The World Diabetes Day 2014 campaign is asking everyone to Go Blue for Breakfast in November by organising a healthy breakfast activity in your local community to highlight the importance of eating healthy to help prevent type 2 diabetes and avoid the serious complications of the disease.

You can join the campaign by:

  • Getting your friends, family, colleagues or members of your organisation together and asking them to join you for a healthy breakfast to mark World Diabetes Day on 14 November.
  • Identifying a public place in your town or city where the breakfast could be held. If possible, choose a well-known location to engage the wider public and attract media interest.
  • Ensuring that all participants at the breakfast wear blue, the colour of the blue circle - the global symbol for diabetes awareness. The International Diabetes Federation has a selection of blue-branded materials [http://www.idf.org/worlddiabetesday/merchandise] that you can choose from.

Once your activity is confirmed you can submit it on our custom online platform so that it can be shared with the global community.

All Go Blue for Breakfast events submitted will be displayed on our global map and the number of participants will go towards filling the blue circle in the centre of the platform. Help us reach the largest total possible in support of the 382 million people with diabetes and the many more at risk.

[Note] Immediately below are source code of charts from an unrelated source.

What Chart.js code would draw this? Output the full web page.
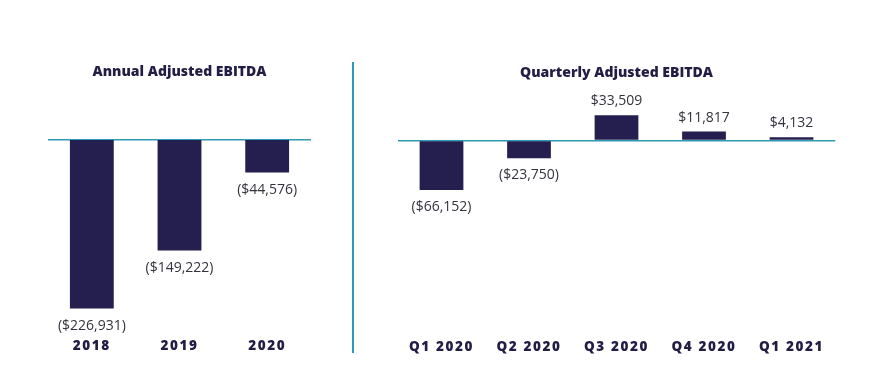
<!DOCTYPE html>
<html>
<head>
<meta charset="utf-8">
<script src="https://cdn.jsdelivr.net/npm/chart.js@4.4.1/dist/chart.umd.min.js"></script>
<style>
  html, body { margin: 0; padding: 0; background: #ffffff; }
  body { width: 887px; height: 381px; position: relative; overflow: hidden; }
  #wrapA { position: absolute; left: 0; top: 0; width: 353px; height: 381px; }
  #wrapQ { position: absolute; left: 353px; top: 0; width: 534px; height: 381px; }
  #divider { position: absolute; left: 352px; top: 62px; width: 2px; height: 291px; background: #2f9ab3; }
</style>
</head>
<body>
<div id="wrapA"><canvas id="annual"></canvas></div>
<div id="divider"></div>
<div id="wrapQ"><canvas id="quarterly"></canvas></div>
<script>
const annualCategories = ['2018', '2019', '2020'];
const annualValues = [-226931, -149222, -44576];
const annualTitle = 'Annual Adjusted EBITDA';

const quarterCategories = ['Q1 2020', 'Q2 2020', 'Q3 2020', 'Q4 2020', 'Q1 2021'];
const quarterValues = [-66152, -23750, 33509, 11817, 4132];
const quarterTitle = 'Quarterly Adjusted EBITDA';

const NAVY = '#241f4e';
const TEAL = '#2f9ab3';
const FONT = "'Open Sans', 'Noto Sans', sans-serif";

function fmt(v) {
  const s = '$' + Math.abs(v).toLocaleString('en-US');
  return v < 0 ? '(' + s + ')' : s;
}

const labelPlugin = {
  id: 'valueLabels',
  afterDatasetsDraw(chart) {
    const ctx = chart.ctx;
    const meta = chart.getDatasetMeta(0);
    const data = chart.data.datasets[0].data;
    ctx.save();
    ctx.letterSpacing = '0px';
    ctx.font = "400 14px " + FONT;
    ctx.fillStyle = '#33333d';
    ctx.textAlign = 'center';
    ctx.textBaseline = 'middle';
    meta.data.forEach((bar, i) => {
      const v = data[i];
      const y = v < 0 ? bar.y + 17 : bar.y - 14;
      ctx.fillText(fmt(v), bar.x, y);
    });
    ctx.restore();
    ctx.letterSpacing = '1.6px';
  },
  afterDraw(chart) {
    chart.ctx.letterSpacing = '0px';
  }
};

function makeChart(id, cats, vals, title, pad, titlePadTop, titlePadBottom, tickPad) {
  return new Chart(document.getElementById(id), {
    type: 'bar',
    data: {
      labels: cats,
      datasets: [{
        data: vals,
        backgroundColor: NAVY,
        borderWidth: 0,
        barPercentage: 0.5,
        categoryPercentage: 1.0
      }]
    },
    options: {
      responsive: true,
      maintainAspectRatio: false,
      animation: false,
      devicePixelRatio: 1,
      layout: { padding: pad },
      plugins: {
        legend: { display: false },
        tooltip: { enabled: false },
        title: {
          display: true,
          text: title,
          color: '#221d45',
          font: { family: FONT, size: 14, weight: '800', lineHeight: 1.2 },
          padding: { top: titlePadTop, bottom: titlePadBottom }
        }
      },
      scales: {
        x: {
          grid: { display: false, drawTicks: false },
          border: { display: false },
          ticks: {
            z: 1,
            color: '#221d45',
            padding: tickPad,
            font: { family: FONT, size: 13.5, weight: '800', lineHeight: 1.2 },
            maxRotation: 0
          }
        },
        y: {
          min: -250000,
          max: 50000,
          ticks: { display: false, stepSize: 50000 },
          border: { display: false },
          grid: {
            drawTicks: false,
            lineWidth: 1.5,
            color: (c) => (c.tick && c.tick.value === 0) ? TEAL : 'rgba(0,0,0,0)'
          }
        }
      }
    },
    plugins: [labelPlugin]
  });
}

makeChart('annual', annualCategories, annualValues, annualTitle,
  { left: 48, right: 42, top: 0, bottom: 14 }, 63.6, 21.6, 12.5);
makeChart('quarterly', quarterCategories, quarterValues, quarterTitle,
  { left: 44.75, right: 51.75, top: 0, bottom: 14 }, 64.6, 21.6, 11.5);
</script>
</body>
</html>
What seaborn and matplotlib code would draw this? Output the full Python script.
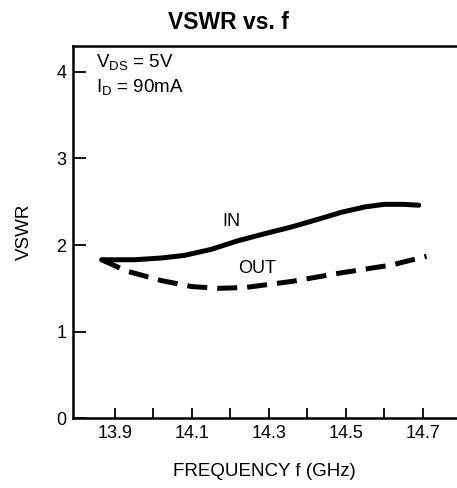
import numpy as np
import pandas as pd
import matplotlib
matplotlib.use('Agg')
import matplotlib.pyplot as plt
import seaborn as sns

# data
freq_in = [13.865, 13.95, 14.02, 14.08, 14.15, 14.22, 14.28, 14.36, 14.43, 14.49, 14.55, 14.6, 14.65, 14.69]
vswr_in = [1.83, 1.83, 1.85, 1.88, 1.95, 2.05, 2.12, 2.21, 2.30, 2.38, 2.44, 2.47, 2.47, 2.46]
freq_out = [13.865, 13.93, 14.02, 14.1, 14.17, 14.24, 14.36, 14.49, 14.62, 14.71]
vswr_out = [1.83, 1.70, 1.59, 1.52, 1.50, 1.51, 1.58, 1.68, 1.77, 1.87]

x_ticks = [13.9, 14.0, 14.1, 14.2, 14.3, 14.4, 14.5, 14.6, 14.7]
x_labels = ['13.9', '', '14.1', '', '14.3', '', '14.5', '', '14.7']
y_ticks = [0, 1, 2, 3, 4]

sns.set_theme(style='ticks')
plt.rcParams['font.family'] = ['Liberation Sans', 'DejaVu Sans']
plt.rcParams['xtick.direction'] = 'in'
plt.rcParams['ytick.direction'] = 'in'
plt.rcParams['text.color'] = 'black'
plt.rcParams['axes.labelcolor'] = 'black'

df_in = pd.DataFrame({'f': freq_in, 'vswr': vswr_in})
df_out = pd.DataFrame({'f': freq_out, 'vswr': vswr_out})

fig = plt.figure(figsize=(4.57, 4.88), dpi=100)
ax = fig.add_axes([0.160, 0.143, 0.838, 0.763])

sns.lineplot(data=df_in, x='f', y='vswr', ax=ax, color='black', lw=3.6,
             solid_capstyle='round')
sns.lineplot(data=df_out, x='f', y='vswr', ax=ax, color='black', lw=3.6,
             linestyle=(0, (4, 2)))

ax.set_xlim(13.791, 14.787)
ax.set_ylim(0, 4.3)
ax.set_xticks(x_ticks)
ax.set_xticklabels(x_labels)
ax.set_yticks(y_ticks)
ax.tick_params(which='both', direction='in', length=7, width=1.3, colors='black',
               labelsize=13, pad=5)
ax.tick_params(axis='y', length=9, pad=5)

for s in ['left', 'bottom', 'top']:
    ax.spines[s].set_linewidth(1.8)
    ax.spines[s].set_color('black')
ax.spines['right'].set_visible(False)

ax.set_xlabel('FREQUENCY f (GHz)', fontsize=13.5, labelpad=15)
ax.set_ylabel('VSWR', fontsize=13.5, labelpad=17)
fig.suptitle('VSWR vs. f', fontsize=16.5, fontweight='bold', x=0.5, y=0.978)

ax.text(13.85, 4.05, r'V$_{\mathregular{DS}}$ = 5V', fontsize=13.5)
ax.text(13.85, 3.76, r'I$_{\mathregular{D}}$ = 90mA', fontsize=13.5)
ax.text(14.18, 2.22, 'IN', fontsize=13)
ax.text(14.22, 1.68, 'OUT', fontsize=13)

fig.savefig('out.png', dpi=100)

Submit your healthy breakfast

Our Go Blue for Breakfast platform will also promote the importance of starting the day with a healthy breakfast by showcasing recipes from around the world. If you have a healthy recipe that you would like to share with the global community, you can submit it online by listing the ingredients, measurements and cooking method and providing a picture. Recipes from Argentina, Mexico and Spain have already been submitted.

To kick-off the Go Blue for Breakfast campaign we are pleased to feature an interview with celebrity chef and IDF Blue Circle Champion Charles Mattocks, who is very active in promoting the importance of eating healthy, particularly among children and youth.

You are working really hard to educate and inspire people around the world. Where does your inspiration come from?

My inspiration now comes from another place. When I was a baby in diabetes it came from wanting to carve my place as an advocate. Now it comes from seeing people with diabetes that at times have very little and just need a helping hand. I recently met a woman in Jamaica that I was shooting for my film, who had just lost her job and was about to lose her home as a result of issues that her diabetes had caused. So now it's about the faces that are hurting not just from the condition but the aftermath.

The 2014 campaign is focusing on healthy eating and diabetes. How important is it to have a healthy lifestyle and eat healthy?

Eating, as we have heard, is your medicine and the more I travel and see the role food plays it's so key. Healthy foods in my opinion are 80 percent of the issue. Many people do a lot of walking because they have no choice but their diets are so bad because they are not aware of the effect of the foods they consume and how they are preparing them. So even in areas of the world where we would think people would have so many fresh options they find a way to be unhealthy because as some say, 'they eat what they can afford."

Do you think it is possible to eat cheap but healthy?

We do it every day. I recently ate out at a local place in Kingston, Jamaica that makes Italian or vegetarian food. The cost of the meal was about USD 4, which depending on where you live in the world could be a lot of money or a small amount. Where we were it was a low price to pay for a meal and it was so healthy and tasty. But with that same USD 4 in Jamaica you could make the same meal and it would last you two days. So yes, if you take the time to really look for deals and shop fresh and local, you can have healthy food that's inexpensive.

Which key elements should be included in a healthy breakfast?

A key element in a healthy breakfast for me is a positive attitude. When we wake up each morning we should start the day knowing we can live a great life health wise. That will allow the rest of the day to be a success. I like to keep breakfast light and simple and water is key for me. Drinking water and then making sure we have some foods that won't weigh us down or start us off on the wrong path for the day.

What are your projects for 2014 and how do you see the fight against diabetes progressing in the coming years?

We have many big plans ahead of us. My upcoming projects are the first ever diabetes reality TV show Reversed and I have also just shot a new show called Conversation in the Kitchen which is focused on healthy eating. I have also been busy promoting my children's book Diabetes and healthy eating and helping kids in Jamaica with healthy cooking demos. We were also happy to team up with the Diabetes Association of Jamaica to do a diabetes screening at a school where we tested over 70 staff and teachers. We will be continuing this effort and going back to the islands to educate children so that they can become informed adults.